In the diary he enters:—
Saw Sir R. Peel at 3, and accepted office—in opposition, as I have the consolation of feeling, to my leanings and desires, and with the most precarious prospects. Peel was most kind, nay fatherly. We held hands instinctively, and I could not but reciprocate with emphasis his 'God bless you.'
I well remember, Mr. Gladstone wrote in a memorandum of Oct. 4, 1851, Peel's using language to me in the Duke of Newcastle's house on Sunday, Dec. 21, 1845, which, as I conceive, distinctly intimated his belief that he would be able to carry his measure, and at the same time hold his party together. He spoke with a kind of glee and complacency in his tone when he said, making up his meaning by signs, 'I have not lived near forty years in public life to find myself wholly without the power of foreseeing the course of events in the House of Commons'—in reference to the very point of the success of his government.
One thing is worth noting as we pass. The exact proceedings of the memorable cabinets of November and the opening days of December are still obscure.
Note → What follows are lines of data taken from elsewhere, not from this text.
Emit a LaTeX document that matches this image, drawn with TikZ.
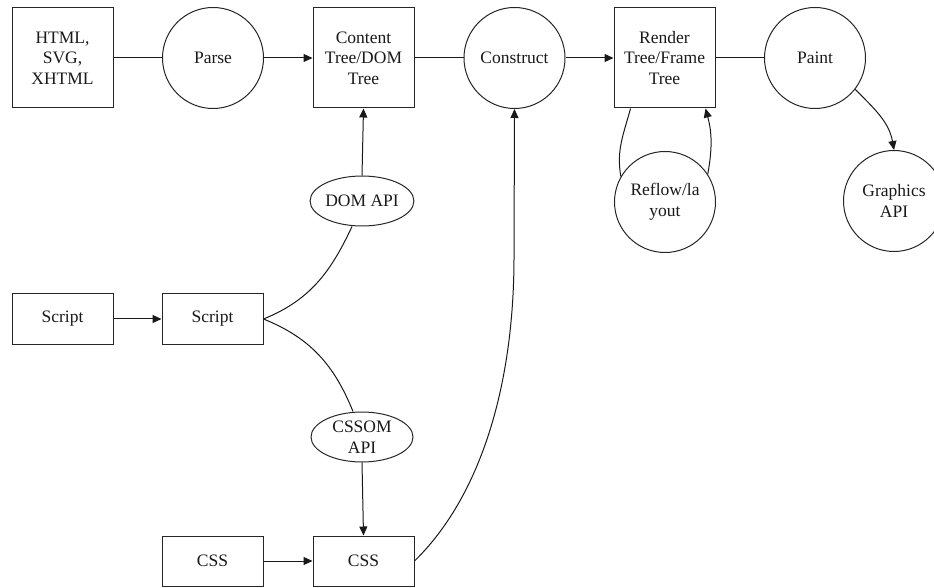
\documentclass[tikz,border=0pt]{standalone}
\usepackage{fontspec}
\setmainfont{Liberation Serif}
\usetikzlibrary{shapes.geometric,arrows.meta}
\begin{document}
\begin{tikzpicture}[x=1pt,y=1pt,
  every node/.style={font=\fontsize{17.5}{20.7}\selectfont, text=black!90, align=center, inner sep=0pt},
  rbox/.style={draw=black!85, line width=1pt, rectangle, minimum width=101pt, minimum height=100pt},
  sbox/.style={draw=black!85, line width=1pt, rectangle, minimum width=101pt, minimum height=50pt},
  circ/.style={draw=black!85, line width=1pt, circle, minimum size=101pt},
  ell/.style={draw=black!85, line width=1pt, ellipse, minimum width=102pt, minimum height=50pt},
  conn/.style={draw=black!90, line width=1pt},
  arr/.style={conn, -{Triangle[length=9pt,width=8pt]}}
]
\clip (0,0) rectangle (934,587);
\node[rbox] (html) at (62.5,529) {HTML,\\SVG,\\XHTML};
\node[circ] (parse) at (213,529) {Parse};
\node[rbox] (content) at (363.5,529) {Content\\Tree/DOM\\Tree};
\node[circ] (con) at (514.5,529) {Construct};
\node[rbox] (render) at (664.5,529) {Render\\Tree/Frame\\Tree};
\node[circ] (paint) at (815,529) {Paint};
\node[circ] (gr) at (894,386) {Graphics\\API};
\node[circ] (reflow) at (665,385) {Reflow/la\\yout};
\node[ell] (dom) at (362,386) {DOM API};
\node[ell] (cssom) at (362,150) {CSSOM\\API};
\node[sbox] (s1) at (62.5,268) {Script};
\node[sbox] (s2) at (212.5,268) {Script};
\node[sbox] (c1) at (212.5,26) {CSS};
\node[sbox] (c2) at (363.5,26) {CSS};

\draw[conn] (html) -- (parse);
\draw[arr] (parse) -- (content);
\draw[conn] (content) -- (con);
\draw[arr] (con) -- (render);
\draw[conn] (render) -- (paint);
\draw[arr] (paint.-38) to[out=-45,in=100] (gr.north);
\draw[conn] ([xshift=17pt]render.south west) to[out=-105,in=100] (reflow.150);
\draw[arr] (reflow.33) to[out=80,in=-75] ([xshift=-10pt]render.south east);
\draw[arr] (dom.north) -- (content.south);
\draw[arr] (s1) -- (s2);
\draw[arr] (c1) -- (c2);
\draw[conn] (s2.east) to[out=22,in=-115] ([xshift=-10pt]dom.south);
\draw[conn] (s2.east) to[out=-22,in=112] ([xshift=-9pt]cssom.north);
\draw[arr] (cssom.south) -- (c2.north);
\draw[arr] (c2.east) .. controls (480,90) and (514,200) .. (514,330) -- (con.south);
\end{tikzpicture}
\end{document}
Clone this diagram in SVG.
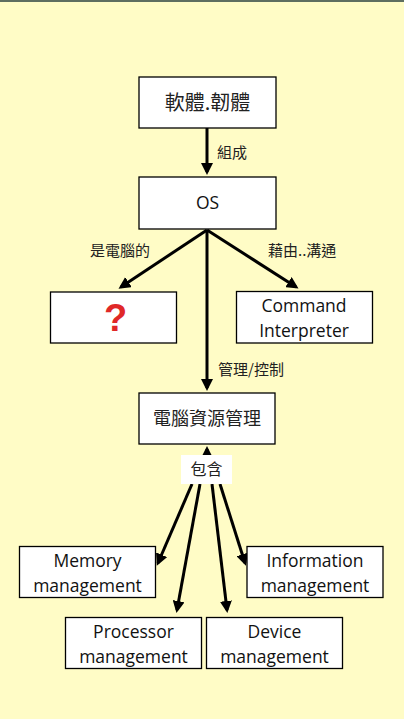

It has generally been held that Disraeli planted a rather awkward stroke when he taunted Peel with his inconsistency in declaring that he was not the proper minister to propose repeal, and yet in trying to persuade his colleagues to make the attempt before giving the whigs a chance. The following note of Mr. Gladstone's (written in 1851 after reading Sir R. Peel's original memoir on the Corn Act of 1846) throws some light on the question:—
When Sir R. Peel invited me to take office in December 1845 he did not make me aware of the offer he had made to the cabinet in his memorandum, I think of Dec. 2, to propose a new corn law with a lowered sliding duty, which should diminish annually by a shilling until in some eight or ten years the trade would be free. No doubt he felt that after Lord John Russell had made his attempt to form a government, and after, by Lord Stanley's resignation, he had lost the advantages of unanimity, he could not be justified in a proposal involving so considerable an element of protection. It has become matter of history. But as matter of history it is important to show how honestly and perseveringly he strove to hold the balance fairly between contending claims, and how far he was from being the mere puppet of abstract theories.
That is to say, what he proposed to his cabinet early in December was not the total and immediate repeal to which he was led by events before the end of the month.